### [SHORT TASK]
Retype every line from the top of the entries down to the one with "handleheight=0.7, handletextpad=0.45, labelspacing=2.06)", both included, and skip the pictures.

### [MATERIAL SHOWN]
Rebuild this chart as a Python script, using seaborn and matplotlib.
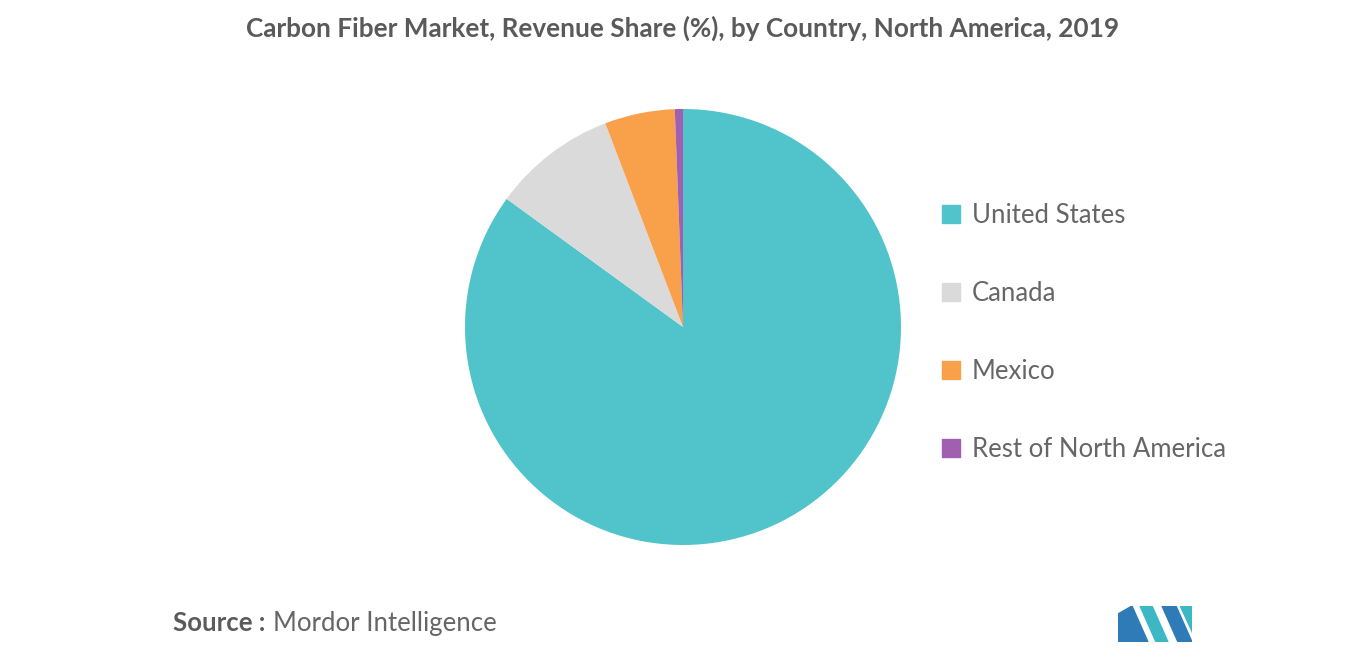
import matplotlib
matplotlib.use("Agg")
import matplotlib.pyplot as plt
import matplotlib.patches as mpatches
import seaborn as sns

# data
countries = ["United States", "Canada", "Mexico", "Rest of North America"]
shares = [85.0, 9.2, 5.2, 0.6]
colors = ["#50C4CA", "#DADADA", "#F9A04A", "#A05FB1"]

sns.set_style("white")
plt.rcParams["font.family"] = "Lato"

fig = plt.figure(figsize=(13.66, 6.55), dpi=100)

# pie axes, centered at (683, 327) px with radius ~218 px
ax = fig.add_axes([(683 - 218) / 1366, (655 - 545) / 655, 436 / 1366, 436 / 655])
ax.pie(shares, colors=colors, startangle=90, counterclock=False,
       wedgeprops=dict(linewidth=0))
ax.set_xlim(-1, 1)
ax.set_ylim(-1, 1)
ax.set_aspect("equal")
ax.axis("off")

# legend
handles = [mpatches.Patch(color=c, label=l) for c, l in zip(colors, countries)]
fig.legend(handles=handles, loc="upper left", bbox_to_anchor=(919 / 1366, 1 - 180 / 655),
           frameon=False, fontsize=18.5, labelcolor="#666666", handlelength=0.7,
           handleheight=0.7, handletextpad=0.45, labelspacing=2.06)

fig.text(0.5, 1 - 28 / 655, "Carbon Fiber Market, Revenue Share (%), by Country, North America, 2019",
         ha="center", va="center", fontsize=18.8, color="#5a5a5a", fontweight="bold")
fig.text(173 / 1366, 1 - 623 / 655, "Source :", ha="left", va="center",
         fontsize=18.5, color="#5a5a5a", fontweight="bold")
fig.text(273 / 1366, 1 - 623 / 655, "Mordor Intelligence", ha="left", va="center",
         fontsize=18.5, color="#666666")

# simple logo mark
lx = fig.add_axes([1118 / 1366, 1 - 642 / 655, 74 / 1366, 36 / 655])
lx.set_xlim(0, 74)
lx.set_ylim(0, 36)
lx.axis("off")
lx.add_patch(mpatches.Polygon([[0, 0], [0, 28], [14, 36], [30, 0]], color="#2E7BB8"))
lx.add_patch(mpatches.Polygon([[22, 36], [38, 0], [50, 0], [34, 36]], color="#3CB7C4"))
lx.add_patch(mpatches.Polygon([[44, 36], [58, 36], [74, 0], [60, 0]], color="#2E7BB8"))
lx.add_patch(mpatches.Polygon([[62, 36], [74, 36], [74, 10]], color="#3CB7C4"))

fig.savefig("out.png", dpi=100)
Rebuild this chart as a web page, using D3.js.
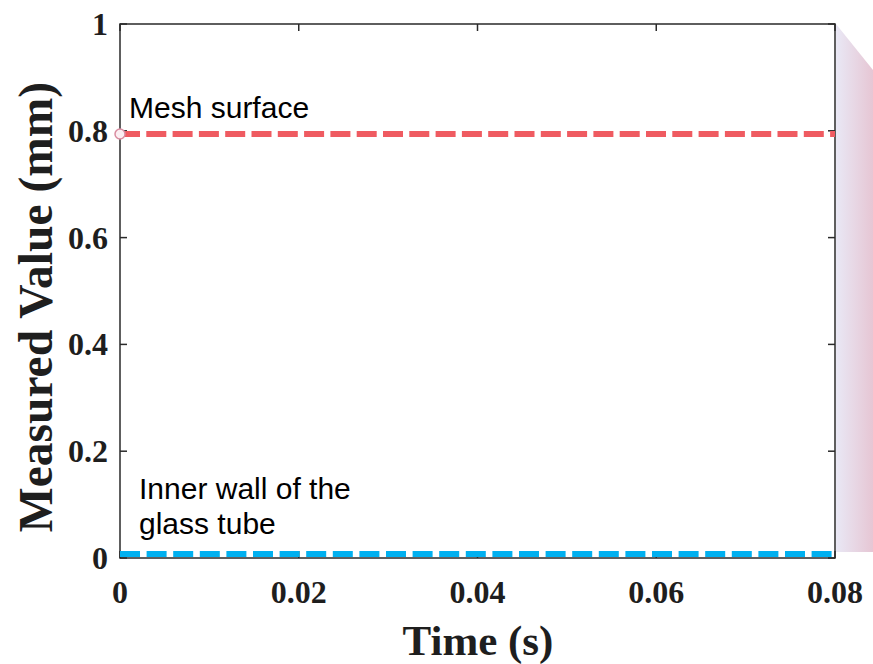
<!DOCTYPE html>
<html>
<head>
<meta charset="utf-8">
<title>Measured Value vs Time</title>
<script src="https://cdnjs.cloudflare.com/ajax/libs/d3/7.8.5/d3.min.js"></script>
<style>
  body { margin: 0; background: #fff; }
  .tick-label { font-family: "Liberation Serif", "Times New Roman", serif; font-weight: bold; font-size: 32px; fill: #1e1e1e; }
  .axis-title { font-family: "Liberation Serif", "Times New Roman", serif; font-weight: bold; fill: #1e1e1e; }
  .note { font-family: "Liberation Sans", Arial, sans-serif; font-size: 30px; fill: #000; }
</style>
</head>
<body>
<div id="chart"></div>
<script>
// values
var times = [0, 0.08];
var meshValues = [0.794, 0.794];   // mesh surface (red)
var wallValues = [0.0075, 0.0075]; // inner wall of the glass tube (blue)
var xTicks = [0, 0.02, 0.04, 0.06, 0.08];
var yTicks = [0, 0.2, 0.4, 0.6, 0.8, 1];
var meshLabel = "Mesh surface";
var wallLabel = ["Inner wall of the", "glass tube"];
var xTitle = "Time (s)";
var yTitle = "Measured Value (mm)";

var W = 873, H = 664;
var svg = d3.select("#chart").append("svg").attr("width", W).attr("height", H);

var x = d3.scaleLinear().domain([0, 0.08]).range([120, 835]);
var y = d3.scaleLinear().domain([0, 1]).range([558, 24]);

// the pink/lavender shape to the right of the frame
var grad = svg.append("defs").append("linearGradient").attr("id", "side")
  .attr("x1", "0%").attr("x2", "100%").attr("y1", "0%").attr("y2", "0%");
grad.append("stop").attr("offset", "0%").attr("stop-color", "#e9e8f5");
grad.append("stop").attr("offset", "100%").attr("stop-color", "#e6c6d4");
svg.append("path")
  .attr("d", "M" + (x.range()[1] + 1) + "," + y(1) + " L" + W + "," + (y(1) + 46) +
             " L" + W + "," + (y(0) - 6) + " L" + (x.range()[1] + 1) + "," + (y(0) - 6) + "Z")
  .attr("fill", "url(#side)");

// frame
svg.append("rect")
  .attr("x", x(0)).attr("y", y(1))
  .attr("width", x(0.08) - x(0)).attr("height", y(0) - y(1))
  .attr("fill", "#fff").attr("stroke", "#2a2a2a").attr("stroke-width", 1.5);

// ticks pointing inward on every side (matlab box style)
var tl = 7;
var ax = svg.append("g").attr("stroke", "#2a2a2a").attr("stroke-width", 1.5);
yTicks.forEach(function(t) {
  ax.append("line").attr("x1", x(0)).attr("x2", x(0) + tl).attr("y1", y(t)).attr("y2", y(t));
  ax.append("line").attr("x1", x(0.08)).attr("x2", x(0.08) - tl).attr("y1", y(t)).attr("y2", y(t));
});
xTicks.forEach(function(t) {
  ax.append("line").attr("x1", x(t)).attr("x2", x(t)).attr("y1", y(0)).attr("y2", y(0) - tl);
  ax.append("line").attr("x1", x(t)).attr("x2", x(t)).attr("y1", y(1)).attr("y2", y(1) + tl);
});

// tick labels
svg.selectAll(".ylab").data(yTicks).enter().append("text")
  .attr("class", "tick-label")
  .attr("x", 108).attr("y", function(d) { return y(d) + 11; })
  .attr("text-anchor", "end")
  .text(function(d) { return String(d); });
svg.selectAll(".xlab").data(xTicks).enter().append("text")
  .attr("class", "tick-label")
  .attr("x", function(d) { return x(d); }).attr("y", 603)
  .attr("text-anchor", "middle")
  .text(function(d) { return String(d); });

// axis titles
svg.append("text").attr("class", "axis-title")
  .attr("x", 478).attr("y", 655).attr("text-anchor", "middle")
  .style("font-size", "43px").text(xTitle);
svg.append("text").attr("class", "axis-title")
  .attr("transform", "translate(52,307) rotate(-90)").attr("text-anchor", "middle")
  .style("font-size", "47.5px").text(yTitle);

// the two dashed lines
var line = d3.line().x(function(d) { return x(d[0]); }).y(function(d) { return y(d[1]); });
svg.append("path")
  .datum(d3.zip(times, wallValues))
  .attr("d", line).attr("fill", "none")
  .attr("stroke", "#00b0f0").attr("stroke-width", 6)
  .attr("stroke-dasharray", "20,6.6");
svg.append("path")
  .datum(d3.zip(times, meshValues))
  .attr("d", line).attr("fill", "none")
  .attr("stroke", "#ef5b61").attr("stroke-width", 6)
  .attr("stroke-dasharray", "20,6.3");

// small marker where the red line starts
svg.append("circle")
  .attr("cx", x(times[0])).attr("cy", y(meshValues[0])).attr("r", 5)
  .attr("fill", "#fbeef2").attr("stroke", "#d98ca0").attr("stroke-width", 1.5);

// annotations
svg.append("text").attr("class", "note").attr("x", 129).attr("y", 118).text(meshLabel);
svg.selectAll(".wall").data(wallLabel).enter().append("text")
  .attr("class", "note").attr("x", 139)
  .attr("y", function(d, i) { return 499 + i * 35; })
  .text(function(d) { return d; });
</script>
</body>
</html>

### [EXERCISE ANSWER]
Rebuild this chart as a Python script, using seaborn and matplotlib.
import matplotlib
matplotlib.use("Agg")
import matplotlib.pyplot as plt
import matplotlib.patches as mpatches
import seaborn as sns

# data
countries = ["United States", "Canada", "Mexico", "Rest of North America"]
shares = [85.0, 9.2, 5.2, 0.6]
colors = ["#50C4CA", "#DADADA", "#F9A04A", "#A05FB1"]

sns.set_style("white")
plt.rcParams["font.family"] = "Lato"

fig = plt.figure(figsize=(13.66, 6.55), dpi=100)

# pie axes, centered at (683, 327) px with radius ~218 px
ax = fig.add_axes([(683 - 218) / 1366, (655 - 545) / 655, 436 / 1366, 436 / 655])
ax.pie(shares, colors=colors, startangle=90, counterclock=False,
       wedgeprops=dict(linewidth=0))
ax.set_xlim(-1, 1)
ax.set_ylim(-1, 1)
ax.set_aspect("equal")
ax.axis("off")

# legend
handles = [mpatches.Patch(color=c, label=l) for c, l in zip(colors, countries)]
fig.legend(handles=handles, loc="upper left", bbox_to_anchor=(919 / 1366, 1 - 180 / 655),
           frameon=False, fontsize=18.5, labelcolor="#666666", handlelength=0.7,
           handleheight=0.7, handletextpad=0.45, labelspacing=2.06)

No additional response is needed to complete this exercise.